After the show, he caught up with her under an old Texaco sign on the corner of 7th and Madison Streets. The two talked. He asked her out and she said, “yes.” They lived two hours apart, so the next two weeks involved endless hours on the phone. This gave them plenty of time to lay it on the line. When they met for their first date in Nashville, the ice had been broken. Their first kiss across the dinner table sealed the deal.
Months later, they were off to Oxford, OH where he’d taken a job as the News Director at WMUB, a local NPR member station. She quickly started doing commercial work in the Greater Cincinnati area. They both continued to play music in separate bands. Then, fate came knocking again.

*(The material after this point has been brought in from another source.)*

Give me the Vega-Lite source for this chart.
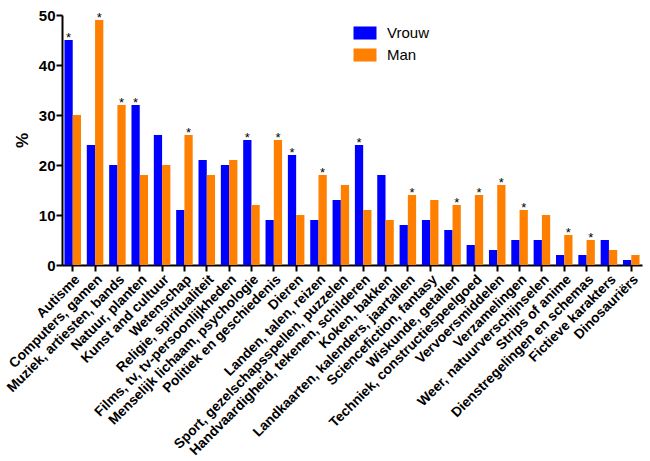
{
  "$schema": "https://vega.github.io/schema/vega-lite/v6.json",
  "width": 580,
  "height": 250,
  "autosize": {"type": "none"},
  "padding": {"left": 62, "top": 15, "right": 8, "bottom": 196},
  "background": "white",
  "config": {
    "view": {"stroke": null},
    "font": "Liberation Sans"
  },
  "data": {
    "values": [
      {"cat": "Autisme", "g": "Vrouw", "v": 45, "sig": "*"},
      {"cat": "Autisme", "g": "Man", "v": 30, "sig": ""},
      {"cat": "Computers, gamen", "g": "Vrouw", "v": 24, "sig": ""},
      {"cat": "Computers, gamen", "g": "Man", "v": 49, "sig": "*"},
      {"cat": "Muziek, artiesten, bands", "g": "Vrouw", "v": 20, "sig": ""},
      {"cat": "Muziek, artiesten, bands", "g": "Man", "v": 32, "sig": "*"},
      {"cat": "Natuur, planten", "g": "Vrouw", "v": 32, "sig": "*"},
      {"cat": "Natuur, planten", "g": "Man", "v": 18, "sig": ""},
      {"cat": "Kunst and cultuur", "g": "Vrouw", "v": 26, "sig": ""},
      {"cat": "Kunst and cultuur", "g": "Man", "v": 20, "sig": ""},
      {"cat": "Wetenschap", "g": "Vrouw", "v": 11, "sig": ""},
      {"cat": "Wetenschap", "g": "Man", "v": 26, "sig": "*"},
      {"cat": "Religie, spiritualiteit", "g": "Vrouw", "v": 21, "sig": ""},
      {"cat": "Religie, spiritualiteit", "g": "Man", "v": 18, "sig": ""},
      {"cat": "Films, tv, tv-persoonlijkheden", "g": "Vrouw", "v": 20, "sig": ""},
      {"cat": "Films, tv, tv-persoonlijkheden", "g": "Man", "v": 21, "sig": ""},
      {"cat": "Menselijk lichaam, psychologie", "g": "Vrouw", "v": 25, "sig": "*"},
      {"cat": "Menselijk lichaam, psychologie", "g": "Man", "v": 12, "sig": ""},
      {"cat": "Politiek en geschiedenis", "g": "Vrouw", "v": 9, "sig": ""},
      {"cat": "Politiek en geschiedenis", "g": "Man", "v": 25, "sig": "*"},
      {"cat": "Dieren", "g": "Vrouw", "v": 22, "sig": "*"},
      {"cat": "Dieren", "g": "Man", "v": 10, "sig": ""},
      {"cat": "Landen, talen, reizen", "g": "Vrouw", "v": 9, "sig": ""},
      {"cat": "Landen, talen, reizen", "g": "Man", "v": 18, "sig": "*"},
      {"cat": "Sport, gezelschapsspellen, puzzelen", "g": "Vrouw", "v": 13, "sig": ""},
      {"cat": "Sport, gezelschapsspellen, puzzelen", "g": "Man", "v": 16, "sig": ""},
      {"cat": "Handvaardigheid, tekenen, schilderen", "g": "Vrouw", "v": 24, "sig": "*"},
      {"cat": "Handvaardigheid, tekenen, schilderen", "g": "Man", "v": 11, "sig": ""},
      {"cat": "Koken, bakken", "g": "Vrouw", "v": 18, "sig": ""},
      {"cat": "Koken, bakken", "g": "Man", "v": 9, "sig": ""},
      {"cat": "Landkaarten, kalenders, jaartallen", "g": "Vrouw", "v": 8, "sig": ""},
      {"cat": "Landkaarten, kalenders, jaartallen", "g": "Man", "v": 14, "sig": "*"},
      {"cat": "Sciencefiction, fantasy", "g": "Vrouw", "v": 9, "sig": ""},
      {"cat": "Sciencefiction, fantasy", "g": "Man", "v": 13, "sig": ""},
      {"cat": "Wiskunde, getallen", "g": "Vrouw", "v": 7, "sig": ""},
      {"cat": "Wiskunde, getallen", "g": "Man", "v": 12, "sig": "*"},
      {"cat": "Techniek, constructiespeelgoed", "g": "Vrouw", "v": 4, "sig": ""},
      {"cat": "Techniek, constructiespeelgoed", "g": "Man", "v": 14, "sig": "*"},
      {"cat": "Vervoersmiddelen", "g": "Vrouw", "v": 3, "sig": ""},
      {"cat": "Vervoersmiddelen", "g": "Man", "v": 16, "sig": "*"},
      {"cat": "Verzamelingen", "g": "Vrouw", "v": 5, "sig": ""},
      {"cat": "Verzamelingen", "g": "Man", "v": 11, "sig": "*"},
      {"cat": "Weer, natuurverschijnselen", "g": "Vrouw", "v": 5, "sig": ""},
      {"cat": "Weer, natuurverschijnselen", "g": "Man", "v": 10, "sig": ""},
      {"cat": "Strips of anime", "g": "Vrouw", "v": 2, "sig": ""},
      {"cat": "Strips of anime", "g": "Man", "v": 6, "sig": "*"},
      {"cat": "Dienstregelingen en schemas", "g": "Vrouw", "v": 2, "sig": ""},
      {"cat": "Dienstregelingen en schemas", "g": "Man", "v": 5, "sig": "*"},
      {"cat": "Fictieve karakters", "g": "Vrouw", "v": 5, "sig": ""},
      {"cat": "Fictieve karakters", "g": "Man", "v": 3, "sig": ""},
      {"cat": "Dinosauriërs", "g": "Vrouw", "v": 1, "sig": ""},
      {"cat": "Dinosauriërs", "g": "Man", "v": 2, "sig": ""}
    ]
  },
  "encoding": {
    "x": {
      "field": "cat",
      "type": "nominal",
      "sort": null,
      "scale": {"paddingInner": 0.26, "paddingOuter": 0.11},
      "axis": {
        "title": null,
        "labelAngle": -45,
        "labelFont": "Liberation Sans",
        "labelFontWeight": "bold",
        "labelFontSize": 13.8,
        "labelColor": "black",
        "labelPadding": 1,
        "labelLimit": 400,
        "labelOverlap": false,
        "domainColor": "black",
        "domainWidth": 2,
        "tickColor": "black",
        "tickWidth": 2,
        "tickSize": 6
      }
    },
    "xOffset": {"field": "g", "type": "nominal", "sort": ["Vrouw", "Man"], "scale": {"paddingInner": 0, "paddingOuter": 0}},
    "y": {
      "field": "v",
      "type": "quantitative",
      "scale": {"domain": [0, 50]},
      "axis": {
        "title": "%",
        "titleFont": "Liberation Sans",
        "titleFontSize": 17,
        "titleFontWeight": "bold",
        "titleColor": "black",
        "titlePadding": 7,
        "values": [0, 10, 20, 30, 40, 50],
        "grid": false,
        "labelFont": "Liberation Sans",
        "labelFontWeight": "bold",
        "labelFontSize": 15,
        "labelColor": "black",
        "labelPadding": 1,
        "domainColor": "black",
        "domainWidth": 2,
        "tickColor": "black",
        "tickWidth": 2,
        "tickSize": 6
      }
    }
  },
  "layer": [
    {
      "mark": {"type": "bar", "stroke": null},
      "encoding": {
        "color": {
          "field": "g",
          "type": "nominal",
          "sort": ["Vrouw", "Man"],
          "scale": {"domain": ["Vrouw", "Man"], "range": ["#0000FF", "#FF8000"]},
          "legend": {
            "title": null,
            "orient": "none",
            "legendX": 295,
            "legendY": 10,
            "symbolType": "M-1.5,-0.85H1.5V0.85H-1.5Z",
            "symbolSize": 235,
            "symbolStrokeWidth": 0,
            "symbolOpacity": 1,
            "labelFont": "Liberation Sans",
            "labelFontSize": 15,
            "labelColor": "black",
            "labelOffset": 14,
            "rowPadding": 6
          }
        }
      }
    },
    {
      "mark": {"type": "text", "baseline": "alphabetic", "dy": 2, "fontSize": 13, "color": "black", "font": "Liberation Sans"},
      "encoding": {
        "text": {"field": "sig"}
      }
    }
  ]
}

While Garcia was off at a commercial shoot one afternoon, Scott got a call at home from their musician friend, John Kogge. He asked if they could fill in for him at Little Sheba’s, a bar in Richmond, IN. They had never performed together. Scott said “yes” anyway. When she got home from work, he announced the news of their first gig as Garcia and Scott. “I thought he was crazy,” Garcia says with a laugh, “but we worked hard and performed our first show as Garcia and Scott.” Though the sparseness was a little intimidating for them both, they loved it. And, the crowd loved them.
From that first show, their job offers seemed to grow exponentially. So much so, they were considering leaving their day jobs to play music. Fate swoops in again and makes their decision easy. Scott lost his day job in 2009 when the economy tanked. So, they decided to shoot for the stars and take their music full time. Garcia and Scott have gone from a small bar in Indiana, to performing at festivals, concert series, opera houses and theaters in 8 states so far. Their goal is the world.
Although sometimes hard to remember, Garcia and Scott had individual lives before the duo. The lovely Garcia is a former Miss South Carolina. She was the first Hispanic to don the coveted crown. Garcia toured the world for nearly 8 years with Julio Iglesias, singing the duet “All of You” with him nightly. She says the experience was, “a world class education in music. I learned that the world really is your stage.” She also had a record deal with Universal Music Mexico and toured the country to promote her album, Resandole A Dios. That was all preparation for Garcia and Scott.
In addition to playing music most of his life, Scott spent nearly 10 years in a public radio newsroom. He was a news director, reporter and producer working at NPR member stations in Murray, KY and Oxford, OH. Scott produced 12 national news features for NPR. He says it was good training ground for songwriting, “I learned how to tell a complicated story in under 4 minutes. A well-written news story should grab you from the first sentence and keep you until the end...just like a good song.”
Their proudest achievement so far is their new album, Down In Jimmy’s Basement. A year and a half in the making, the 13-song CD fully represents the evolution of their sound since that first night at Little Sheba’s. Down In Jimmy’s Basement is a soul search that takes the listener on a life journey of sorts. Though the songs come from a very personal place, they definitely resonate with all who listen. Fans are already saying things like, “this CD ROCKS!” and “Solid production from the first song to the last.” We hope you’ll listen and agree.